In Minnesota, the “parent and child relationship” is “the legal relationship existing between a child and the child’s biological or adoptive parents incident to which the law confers or imposes rights, privileges, duties, and obligations.” Minn. Stat. § 257.52 (2002). “The guiding principle [of the parentage act] is that the best interests of the child are paramount.” Wilson v. Speer, 499 N.W.2d 850, 852 (Minn. App. 1993), review granted (Minn. July 19, 1993), appeal dismissed (Minn. Aug. 16, 1993). In Michael H. v. Gerald D., 491 U.S. 110, 119-120, 109 S. Ct. 2333, 2340 (1989), the court stated that a determination of parentage made pursuant to a state parentage act reflects
a substantive rule of law based upon a determination by the Legislature as a matter of overriding social policy, that given a certain relationship between the husband and wife, the husband is to be held responsible for the child, and that the integrity of the family unit should not be impugned.
(Quotation omitted.) Given the clear statements of policy expressed by the parentage act, we cannot conclude that the legislative intent embodied in that act would be furthered were we to permit third-party challenges to prior adjudications of paternity.
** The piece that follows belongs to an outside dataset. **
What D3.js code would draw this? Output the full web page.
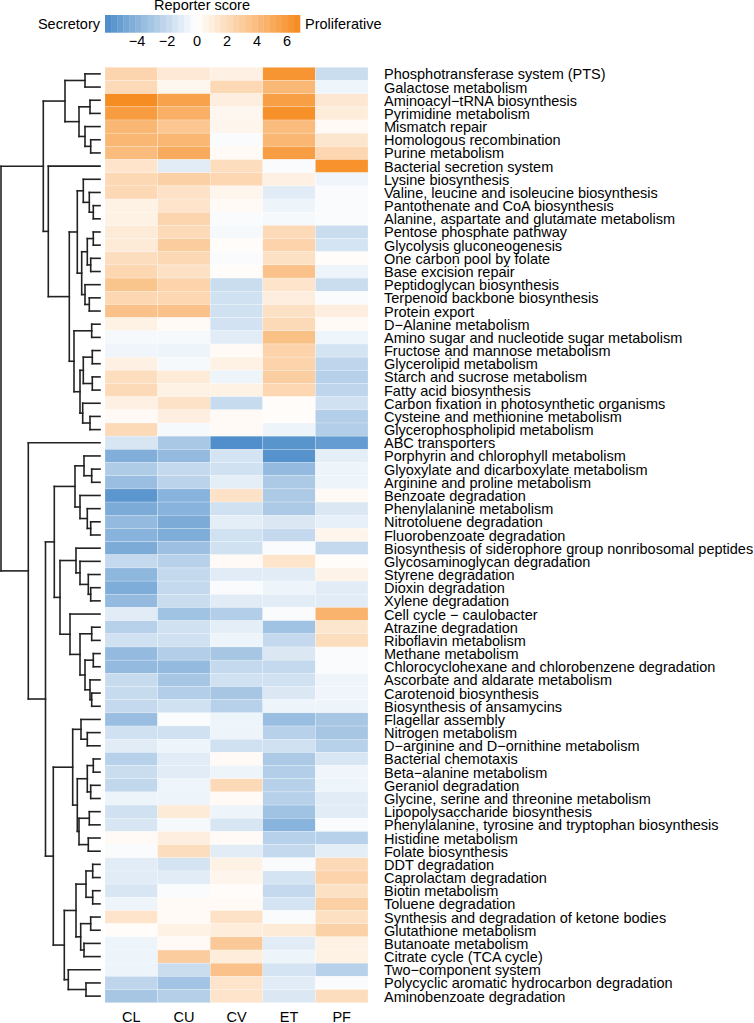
<!DOCTYPE html>
<html>
<head>
<meta charset="utf-8">
<script src="https://cdn.jsdelivr.net/npm/d3@7"></script>
<style>
  body { margin: 0; background: #fff; }
  text { font-family: "Liberation Sans", Arial, sans-serif; fill: #000; }
</style>
</head>
<body>
<div id="graph"></div>
<script>

/// Data

var pathways = [
  "Phosphotransferase system (PTS)", "Galactose metabolism", "Aminoacyl−tRNA biosynthesis",
  "Pyrimidine metabolism", "Mismatch repair", "Homologous recombination", "Purine metabolism",
  "Bacterial secretion system", "Lysine biosynthesis", "Valine, leucine and isoleucine biosynthesis",
  "Pantothenate and CoA biosynthesis", "Alanine, aspartate and glutamate metabolism",
  "Pentose phosphate pathway", "Glycolysis gluconeogenesis", "One carbon pool by folate",
  "Base excision repair", "Peptidoglycan biosynthesis", "Terpenoid backbone biosynthesis",
  "Protein export", "D−Alanine metabolism", "Amino sugar and nucleotide sugar metabolism",
  "Fructose and mannose metabolism", "Glycerolipid metabolism", "Starch and sucrose metabolism",
  "Fatty acid biosynthesis", "Carbon fixation in photosynthetic organisms",
  "Cysteine and methionine metabolism", "Glycerophospholipid metabolism", "ABC transporters",
  "Porphyrin and chlorophyll metabolism", "Glyoxylate and dicarboxylate metabolism",
  "Arginine and proline metabolism", "Benzoate degradation", "Phenylalanine metabolism",
  "Nitrotoluene degradation", "Fluorobenzoate degradation",
  "Biosynthesis of siderophore group nonribosomal peptides", "Glycosaminoglycan degradation",
  "Styrene degradation", "Dioxin degradation", "Xylene degradation", "Cell cycle − caulobacter",
  "Atrazine degradation", "Riboflavin metabolism", "Methane metabolism",
  "Chlorocyclohexane and chlorobenzene degradation", "Ascorbate and aldarate metabolism",
  "Carotenoid biosynthesis", "Biosynthesis of ansamycins", "Flagellar assembly",
  "Nitrogen metabolism", "D−arginine and D−ornithine metabolism", "Bacterial chemotaxis",
  "Beta−alanine metabolism", "Geraniol degradation", "Glycine, serine and threonine metabolism",
  "Lipopolysaccharide biosynthesis", "Phenylalanine, tyrosine and tryptophan biosynthesis",
  "Histidine metabolism", "Folate biosynthesis", "DDT degradation", "Caprolactam degradation",
  "Biotin metabolism", "Toluene degradation", "Synthesis and degradation of ketone bodies",
  "Glutathione metabolism", "Butanoate metabolism", "Citrate cycle (TCA cycle)",
  "Two−component system", "Polycyclic aromatic hydrocarbon degradation",
  "Aminobenzoate degradation"
];

var samples = ["CL", "CU", "CV", "ET", "PF"];

// reporter scores, one array per sample (same order as pathways)
var scoreCL = [2.5, 2.2, 6.8, 5.9, 4.3, 4.3, 4.0, 1.6, 2.3, 2.3,
  0.8, 0.8, 1.2, 1.2, 2.0, 2.4, 3.5, 2.4, 3.6, 0.8,
  -0.3, -0.5, 0.9, 2.0, 2.2, 0.9, 0.3, 2.2, -1.3, -4.2,
  -2.7, -3.4, -5.5, -4.4, -3.6, -4.0, -4.4, -2.0, -3.8, -4.3,
  -3.6, -1.0, -2.4, -1.6, -3.6, -3.6, -1.9, -1.9, -2.0, -3.4,
  -1.6, -1.0, -2.4, -1.8, -2.1, -0.6, -1.6, -1.3, 0.3, -0.2,
  -1.0, -1.0, -1.3, -0.6, 1.6, 0.2, -0.6, -0.6, -0.6, -2.2, -3.0];
var scoreCU = [1.3, 0.5, 5.5, 4.7, 3.4, 4.3, 5.0, -1.0, 2.8, 1.7,
  1.6, 2.5, 2.2, 3.0, 2.3, 1.8, 2.6, 2.4, 3.6, 0.3,
  -0.3, -0.6, -0.3, 1.2, 0.8, 1.7, 1.0, -0.3, -2.9, -3.6,
  -2.0, -2.3, -4.0, -4.0, -4.4, -4.3, -3.3, -2.4, -2.0, -2.0,
  -1.8, -3.2, -1.6, -1.6, -2.6, -3.6, -3.0, -2.6, -1.6, -0.2,
  -1.6, -0.6, -1.0, -1.0, -0.6, -0.6, 1.2, -0.3, 1.0, 2.0,
  -1.4, -1.0, -0.2, 0.3, 0.3, 0.8, 0.3, 3.0, -1.8, -3.1, -2.5];
var scoreCV = [0.9, 2.3, 1.0, 0.5, 0.6, -0.2, 0.3, 2.0, 2.4, 0.6,
  0.3, -0.2, -0.3, 0.2, -0.2, 0.2, -1.8, -1.6, -1.6, -1.5,
  -1.0, 0.3, 0.8, -0.6, 0.8, -1.9, 0.3, 0.3, -5.9, -1.4,
  -1.6, -0.9, 1.7, -1.6, -0.9, -1.6, -1.6, 0.3, -1.0, -0.2,
  -1.0, -2.6, -0.9, -0.6, -3.0, -2.0, -1.6, -3.0, -2.4, -0.6,
  -0.6, -1.6, 0.3, -0.6, 2.2, 0.3, -0.6, -1.3, 0.3, -1.0,
  0.8, 0.6, 0.2, 0.3, 1.7, 1.1, 3.2, 1.1, 3.6, 1.6, 1.6];
var scoreET = [6.3, 4.2, 5.7, 6.6, 4.0, 4.3, 5.8, -0.2, 0.9, -1.0,
  -0.6, -0.3, 2.2, 2.6, 1.8, 3.6, 1.6, 1.0, 1.8, 2.2,
  3.7, 2.6, 2.6, 2.9, 2.4, 0.2, 0.2, -0.6, -5.6, -5.7,
  -3.6, -2.8, -2.8, -2.8, -1.2, -2.0, -0.2, 1.6, -1.0, -0.6,
  -1.0, -0.2, -3.2, -2.0, -1.2, -2.0, -1.6, -1.2, -0.6, -3.4,
  -2.4, -1.6, -2.8, -2.6, -2.4, -2.4, -3.2, -4.0, -2.4, -2.0,
  -0.2, -1.4, -2.0, -1.4, -0.2, 1.2, -1.0, -0.6, -1.4, -1.0, -1.2];
var scorePF = [-1.8, -0.6, 1.4, 1.1, 0.3, 1.5, 2.4, 6.5, -0.5, -0.2,
  -0.2, -0.2, -1.8, -1.4, 0.2, -0.6, -1.8, -0.2, 1.0, 0.3,
  -0.6, -1.4, -2.2, -2.4, -2.2, -1.6, -2.6, -2.6, -5.2, -0.9,
  -0.6, -0.6, 0.3, -1.2, -0.8, 0.6, -2.0, 0.2, 0.7, -1.0,
  -1.0, 4.5, 1.5, 2.0, -0.2, -0.2, -0.5, -0.5, -0.6, -3.0,
  -3.0, -2.4, -1.3, -0.5, -0.6, -1.0, -1.0, -0.2, -2.4, -0.9,
  2.2, 2.6, 1.8, 2.8, 1.9, 2.7, 0.8, 0.8, -2.4, -0.2, 2.0];

var legendTicks = [-4, -2, 0, 2, 4, 6];

// row dendrogram: [height, left, right], leaves are row indices
var clusterTop = [56.7,
  [35, [15, 0, 1], [21, [10, 2, 3], [15, 4, [9.3, 5, 6]]]],
  [51.7, 7, [30.7,
    [22.7, [16.7, 8, [10.7, 9, [6.7, 10, 11]]],
      [18.3, [12.7, [6.7, 12, 13], [9.3, 14, 15]], [15, 16, [10.7, 17, 18]]]],
    [26, [8.3, 19, 20],
      [20, [16.7, [7.7, 21, 22], [7.7, 23, 24]], [17.3, 25, [10, 26, 27]]]]]]];
var clusterBottom = [71.7, 28, [54.5,
  [45.7,
    [25, [16, 29, [8.3, 30, 31]], [20, 32, [12.7, 33, [9.3, 34, 35]]]],
    [40, [24, 36, [20, 37, [11.7, 38, [9.3, 39, 40]]]],
      [30, 41, [20, [8.3, 42, 43], [15, [6.7, 44, 45], [10, 46, [8.3, 47, 48]]]]]]],
  [46.7,
    [27.3, [19, 49, [12.7, 50, 51]],
      [22.7, [12.7, [6.7, 52, 53], [9.3, 54, 55]], [21, [10.7, 56, 57], [11.7, 58, 59]]]],
    [35.7, [24, [14, [7.3, 60, 61], [7.3, 62, 63]], [19.3, [9.3, 64, 65], [16, 66, 67]]],
      [31.7, 68, [14, 69, 70]]]]]];
var rowTree = [99, clusterTop, clusterBottom];


/// Geometry

var W = 754, H = 1023;
var heat = { left: 105, right: 368, top: 67.3, bottom: 1002.7 };
var dendroLeft = 1, dendroRight = 100;
var fontSize = 14.5;

var svg = d3.select("#graph").append("svg")
  .attr("width", W)
  .attr("height", H);

var xScale = d3.scaleBand().domain(samples).range([heat.left, heat.right]);
var yScale = d3.scaleBand().domain(d3.range(pathways.length)).range([heat.top, heat.bottom]);
var hScale = d3.scaleLinear().domain([0, 99]).range([dendroRight, dendroLeft]);

var color = d3.scaleLinear()
  .domain([-6.1, 0, 6.9])
  .range(["#4a8bc9", "#ffffff", "#f68b1f"])
  .clamp(true);

var scores = { CL: scoreCL, CU: scoreCU, CV: scoreCV, ET: scoreET, PF: scorePF };
var cells = [];
samples.forEach(function (s) {
  scores[s].forEach(function (v, i) { cells.push({ s: s, i: i, v: v }); });
});


/// Heatmap cells

svg.append("g").selectAll("rect")
  .data(cells)
  .join("rect")
  .attr("x", function (d) { return xScale(d.s); })
  .attr("y", function (d) { return yScale(d.i); })
  .attr("width", xScale.bandwidth())
  .attr("height", yScale.bandwidth())
  .attr("fill", function (d) { return color(d.v); })
  .attr("stroke", "#ffffff")
  .attr("stroke-opacity", 0.45)
  .attr("stroke-width", 0.5);

// row labels
var rowAxis = svg.append("g")
  .attr("transform", "translate(" + heat.right + ",0)")
  .call(d3.axisRight(yScale).tickSize(0).tickPadding(16).tickFormat(function (i) { return pathways[i]; }));
rowAxis.select(".domain").remove();
rowAxis.selectAll("text").attr("font-size", fontSize).attr("dy", "0.38em");

// column labels
var colAxis = svg.append("g")
  .attr("transform", "translate(0," + heat.bottom + ")")
  .call(d3.axisBottom(xScale).tickSize(0).tickPadding(9));
colAxis.select(".domain").remove();
colAxis.selectAll("text").attr("font-size", fontSize);


/// Dendrogram

var root = d3.hierarchy(rowTree, function (d) { return Array.isArray(d) ? d.slice(1) : null; });
root.eachAfter(function (n) {
  if (n.children) {
    n.h = n.data[0];
    n.y = d3.mean(n.children, function (c) { return c.y; });
  } else {
    n.h = 0;
    n.y = yScale(n.data) + yScale.bandwidth() / 2;
  }
});

var links = [];
root.each(function (n) {
  if (!n.children) return;
  var x = hScale(n.h);
  links.push([[x, n.children[0].y], [x, n.children[1].y]]);
  n.children.forEach(function (c) {
    links.push([[x, c.y], [hScale(c.h), c.y]]);
  });
});

svg.append("g").selectAll("path")
  .data(links)
  .join("path")
  .attr("d", d3.line())
  .attr("fill", "none")
  .attr("stroke", "#222")
  .attr("stroke-width", 1.6)
  .attr("stroke-linecap", "square");


/// Colour key

var legendX = d3.scaleLinear().domain([-6.1, 6.9]).range([105, 300]);
var steps = d3.range(32).map(function (k) { return -6.1 + k * 13 / 32; });

var key = svg.append("g");
key.selectAll("rect")
  .data(steps)
  .join("rect")
  .attr("x", function (d) { return legendX(d); })
  .attr("y", 15)
  .attr("width", legendX(-6.1 + 13 / 32) - legendX(-6.1) + 0.3)
  .attr("height", 17.7)
  .attr("fill", function (d) { return color(d + 13 / 64); });

var keyAxis = key.append("g")
  .attr("transform", "translate(0,32.7)")
  .call(d3.axisBottom(legendX).tickValues(legendTicks).tickSize(0).tickPadding(3)
    .tickFormat(function (d) { return d < 0 ? "−" + Math.abs(d) : d; }));
keyAxis.select(".domain").remove();
keyAxis.selectAll("text").attr("font-size", fontSize);

key.append("text")
  .attr("x", 202)
  .attr("y", 10)
  .attr("text-anchor", "middle")
  .attr("font-size", fontSize)
  .text("Reporter score");

key.append("text")
  .attr("x", 100)
  .attr("y", 29.3)
  .attr("text-anchor", "end")
  .attr("font-size", fontSize)
  .text("Secretory");

key.append("text")
  .attr("x", 305)
  .attr("y", 29.3)
  .attr("font-size", fontSize)
  .text("Proliferative");

</script>
</body>
</html>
Other courts have reached the same conclusion after applying state parentage acts to facts similar to those before us. In In re Trust Created by Agreement Dated Dec. 20, 1961, 765 A.2d 746 (N.J. 2001), certain trust beneficiaries filed a challenge to a beneficiary’s parentage and thus her status as a beneficiary of the trust. Id. at 751. The court held that the New Jersey Parentage Act, the applicable terms of which are substantively similar to those before us, foreclosed the beneficiaries’ third-party attack on a beneficiary’s parentage adjudicated on the basis of an acknowledgement of paternity in a divorce action; the beneficiaries thus could not collaterally attack the parentage in an attempt to exclude the beneficiary. Id. at 755. The court specifically found that the term “issue,” the same term used in the subject trusts before us, includes children whose paternity has been established under the state parentage act. Id. at 757.
Both the Minnesota and Florida parentage acts provide limited opportunity for certain specified individuals to challenge a determination of paternity previously adjudicated in a divorce proceeding. Although Minn. Stat. § 501B.16 authorizes respondent trustees to request a clarification of the trust language, that law does not authorize respondents to circumvent the standing and timeliness requirements of the applicable parentage acts in order to mount a collateral attack on the younger children’s paternity. Because we conclude that Minn. Stat. § 501B.16 does not authorize the trustees’ action, we do not address the alternative grounds for dismissal or the other issues raised by the parties.
Minn. Stat. § 501B.16 (2002) does not authorize trustees to collaterally attack a beneficiary’s previously adjudicated parentage where no applicable parentage law authorizes third parties to seek a declaration disestablishing parentage under the guise of a trust-clarification action. The district court therefore erred in permitting respondent trustees to challenge the younger children’s paternity and in declaring that the younger children are not the biological issue of JHM. We therefore reverse the district court’s decision and order that summary judgment be entered in favor of appellants.